Siobhan even pleads with Colm that what he is doing to her brother isn’t “nice.” When Colm replies that her brother is dull, she responds that so is he and, really, everyone in town.
And as for Colm? We can do a bit of armchair psychologizing and determine that perhaps he needs to branch out a bit. Maybe he could conversate with one of the other ten people in town. Or a hobby besides pubbing?
And Padriac is very fond of his donkey, Jenny. He could set to grooming her more often. He’d have to do it outside though, because Siobhan puts her foot down that she won’t be having the barn animals in the cottage. I thought this was a little crazy, because I would pay good money to share a weekend cottage with a donkey or a pony. Not a goat though, because they can be really pushy.
The above are just little changes that the two former friends could make to respect each other’s boundaries and feelings. Then the screenwriter/director inflicts a creepy choice on the audience…
Okay, so Padriac can’t so much as say ‘Hallo, how are you?’ without Colm being offended to biblical proportions. Between gritted teeth, Colm tells Padriac that if he ever says one more word to him, he’ll cut off one of his own fingers. And He’ll keep slicing off digits if Colm keeps addressing him at all. You might wonder: Does he mutilate himself? All I can say, is that if bloodied digits make you woozy, this is not the movie for you.
O! And I forgot to mention the crone. There is an ancient neighbor who manages to shamble to Padriac and Siobhan’s cottage from time to time. She sits by their fire, sucking on a pipe and recounting morbid stories. Sometimes she pops up in a field to stare judgmentally at someone or stands at the water’s edge, seemingly beckoning a person to drown him/herself. I was starting to wonder if it was the potato famines that sent many Irish abroad or the spirit-crushing presence of banshees like this ghoulish creature.
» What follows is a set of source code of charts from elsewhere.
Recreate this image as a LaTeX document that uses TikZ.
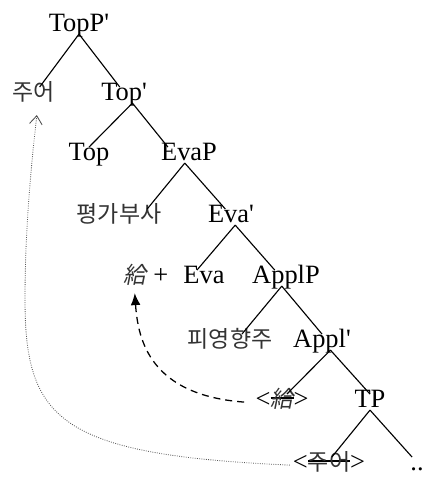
\documentclass[tikz,border=0pt]{standalone}
\usepackage{fontspec}
\setmainfont{Liberation Serif}[Ligatures=TeXOff]
\newfontfamily\kr[Scale=0.87,Color=333333]{Noto Sans CJK KR}
\newfontfamily\krit[Scale=0.87,FakeSlant=0.2,Color=333333]{Noto Sans CJK KR}
\usetikzlibrary{arrows.meta}
\newsavebox\strkbox
\newcommand\strk[1]{\sbox\strkbox{#1}\rlap{\rule[0.32em]{\wd\strkbox}{0.8pt}}\usebox\strkbox}

\begin{document}
\begin{tikzpicture}[x=0.025cm,y=-0.025cm,font=\fontsize{18.8}{22}\selectfont,
lab/.style={anchor=base,inner sep=2pt,text height=0.7em,text depth=0pt},
branch/.style={line width=0.8pt},
headmove/.style={line width=0.9pt,dash pattern=on 5pt off 3.5pt,-{Latex[length=8.5pt,width=7pt]}},
subjmove/.style={line width=0.6pt,densely dotted,gray!70!black,-{Straight Barb[length=6pt,width=9pt,line width=0.6pt,black!70]}}]
\useasboundingbox(0,0)rectangle(425,480);
\node[lab](topp)at(79,31){TopP'};
\node[lab](juo)at(34,100){\kr 주어};
\node[lab](topbar)at(124,100){Top'};
\node[lab](top)at(89,160){Top};
\node[lab](evap)at(189,160){EvaP};
\node[lab](pyeong)at(119,222){\kr 평가부사};
\node[lab](evabar)at(231,222){Eva'};
\node[lab](geup)at(146,283){{\krit 給} +};
\node[lab](eva)at(204,283){Eva};
\node[lab](applp)at(286,283){ApplP};
\node[lab](pi)at(230,347){\kr 피영향주};
\node[lab](applbar)at(322,347){Appl'};
\node[lab](geuptr)at(282,407){<\strk{\krit 給}>};
\node[lab](tp)at(370,407){TP};
\node[lab](juotr)at(329,470){<\strk{\kr 주어}>};
\node[lab](dots)at(417,470){..};
\draw[branch](topp.south)--([xshift=4pt]juo.north)
(topp.south)--([xshift=-3pt]topbar.north);
\draw[branch]([xshift=6pt]topbar.south)--(top.north)
([xshift=6pt]topbar.south)--([xshift=-15pt]evap.north);
\draw[branch]([xshift=-3pt]evap.south)--([xshift=20pt]pyeong.north)
([xshift=-3pt]evap.south)--([xshift=-4pt]evabar.north);
\draw[branch]([xshift=3pt]evabar.south)--([xshift=-5pt]eva.north)
([xshift=3pt]evabar.south)--([xshift=-8pt]applp.north);
\draw[branch]([xshift=-3pt]applp.south)--([xshift=8.5pt]pi.north)
([xshift=-3pt]applp.south)--(applbar.north);
\draw[branch]([xshift=6pt]applbar.south)--([xshift=3.5pt]geuptr.north)
([xshift=6pt]applbar.south)--(tp.north);
\draw[branch](tp.south)--([xshift=2pt]juotr.north)
(tp.south)--([xshift=-3.5pt]dots.north);
\draw[headmove]([xshift=-6pt]geuptr.west)..controls(150,395)and(138,340)..([xshift=-8pt,yshift=-5pt]geup.south);
\draw[subjmove](juotr.west)..controls(60,455)and(25,420)..(25,300)
..controls(25,220)and(33,150)..([xshift=2pt,yshift=-8.5pt]juo.south);
\end{tikzpicture}
\end{document}
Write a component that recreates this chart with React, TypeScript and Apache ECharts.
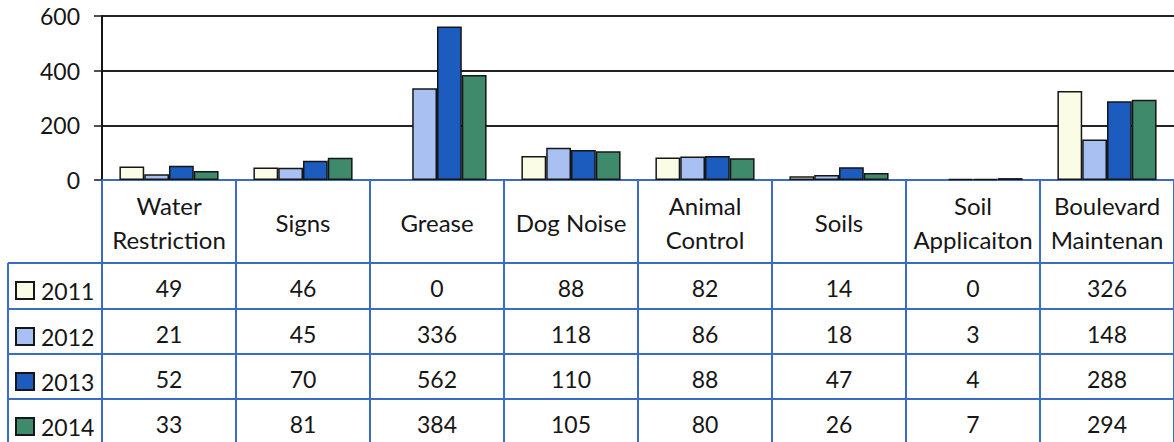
import React, { useEffect, useRef } from "react";
import * as echarts from "echarts";

const categories = [
  "Water\nRestriction",
  "Signs",
  "Grease",
  "Dog Noise",
  "Animal\nControl",
  "Soils",
  "Soil\nApplicaiton",
  "Boulevard\nMaintenan",
];
const years = ["2011", "2012", "2013", "2014"];
const values2011 = [49, 46, 0, 88, 82, 14, 0, 326];
const values2012 = [21, 45, 336, 118, 86, 18, 3, 148];
const values2013 = [52, 70, 562, 110, 88, 47, 4, 288];
const values2014 = [33, 81, 384, 105, 80, 26, 7, 294];
const yMin = 0;
const yMax = 600;
const yInterval = 200;

const seriesValues = [values2011, values2012, values2013, values2014];
const colors = ["#fbfce6", "#a9c1f2", "#1d5cbf", "#3f8a6b"];
const BLUE = "#3a6cc6";
const INK = "#161616";
const FONT = "Lato";

export default function App() {
  const ref = useRef<HTMLDivElement>(null);

  useEffect(() => {
    if (!ref.current) return;
    const chart = echarts.init(ref.current, undefined, { renderer: "svg" });

    const rowOffsets = [83, 129, 174, 219];
    const rowAxes = seriesValues.map((vals, i) => ({
      type: "category",
      gridIndex: 0,
      position: "bottom",
      offset: rowOffsets[i],
      data: vals.map(String),
      axisLine: { show: true, lineStyle: { color: BLUE, width: 2 } },
      axisTick: { show: false },
      splitLine: { show: false },
      axisLabel: {
        interval: 0,
        margin: 12,
        fontSize: 23,
        lineHeight: 26,
        color: INK,
        fontFamily: FONT,
      },
    }));

    const legendLineYs = [263, 309, 354, 399, 444];
    const legendTops = [279, 325, 370, 415];

    chart.setOption({
      animation: false,
      grid: { left: 102, top: 16, width: 1079, height: 164, containLabel: false },
      legend: years.map((y, i) => ({
        data: [y],
        orient: "vertical",
        left: 15,
        top: legendTops[i],
        padding: 0,
        itemWidth: 18,
        itemHeight: 17,
        itemGap: 6,
        icon: "rect",
        textStyle: {
          fontSize: 23,
          lineHeight: 22,
          color: INK,
          fontFamily: FONT,
          padding: [0, 0, 0, 2],
        },
        selectedMode: false,
      })),
      xAxis: [
        {
          type: "category",
          gridIndex: 0,
          position: "bottom",
          data: categories,
          axisLine: { show: true, lineStyle: { color: BLUE, width: 2 } },
          axisTick: { show: true, length: 264, lineStyle: { color: BLUE, width: 2 } },
          splitLine: { show: false },
          axisLabel: {
            interval: 0,
            margin: 42,
            verticalAlign: "middle",
            fontSize: 24,
            lineHeight: 34,
            color: INK,
            fontFamily: FONT,
          },
        },
        ...rowAxes,
      ],
      yAxis: {
        type: "value",
        min: yMin,
        max: yMax,
        interval: yInterval,
        axisLine: { show: true, lineStyle: { color: INK, width: 2 } },
        axisTick: { show: true, length: 8, lineStyle: { color: INK, width: 1.5 } },
        splitLine: { show: true, lineStyle: { color: "#222", width: 2 } },
        axisLabel: { margin: 22, fontSize: 23, color: INK, fontFamily: FONT },
      },
      series: seriesValues.map((vals, i) => ({
        type: "bar",
        name: years[i],
        data: vals.map((v) => (v === 0 ? { value: v, itemStyle: { borderWidth: 0 } } : v)),
        barGap: "0%",
        barCategoryGap: "26%",
        itemStyle: { color: colors[i], borderColor: INK, borderWidth: 1.5 },
      })),
      graphic: [
        ...legendLineYs.map((y) => ({
          type: "line",
          shape: { x1: 8, y1: y, x2: 102, y2: y },
          style: { stroke: BLUE, lineWidth: 2 },
        })),
        {
          type: "line",
          shape: { x1: 8, y1: 263, x2: 8, y2: 444 },
          style: { stroke: BLUE, lineWidth: 2 },
        },
      ],
    });

    return () => chart.dispose();
  }, []);

  return (
    <div
      ref={ref}
      style={{ position: "absolute", left: 0, top: 0, width: 1174, height: 442, background: "#fff" }}
    />
  );
}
The poor inhabitants of the make-believe land of Inisherin; the whole place seems incompatible with happiness. If it wasn’t back in the 1920’s, miserable Padriac and Colm could have hopped on the Internet for conflict resolution advice. I can tell you one thing for sure, Brendan Gleeson’s Colm would’ve had a tough time not coming out as the a-hole in “Am I the A**hole?” Meanwhile, Colin Farrell could rustle up some social media acquaintances. Wait…what am I thinking? The Banshees of Inisherin‘s screenwriter would never be so kind to his characters as to give them WiFi access. Fecker!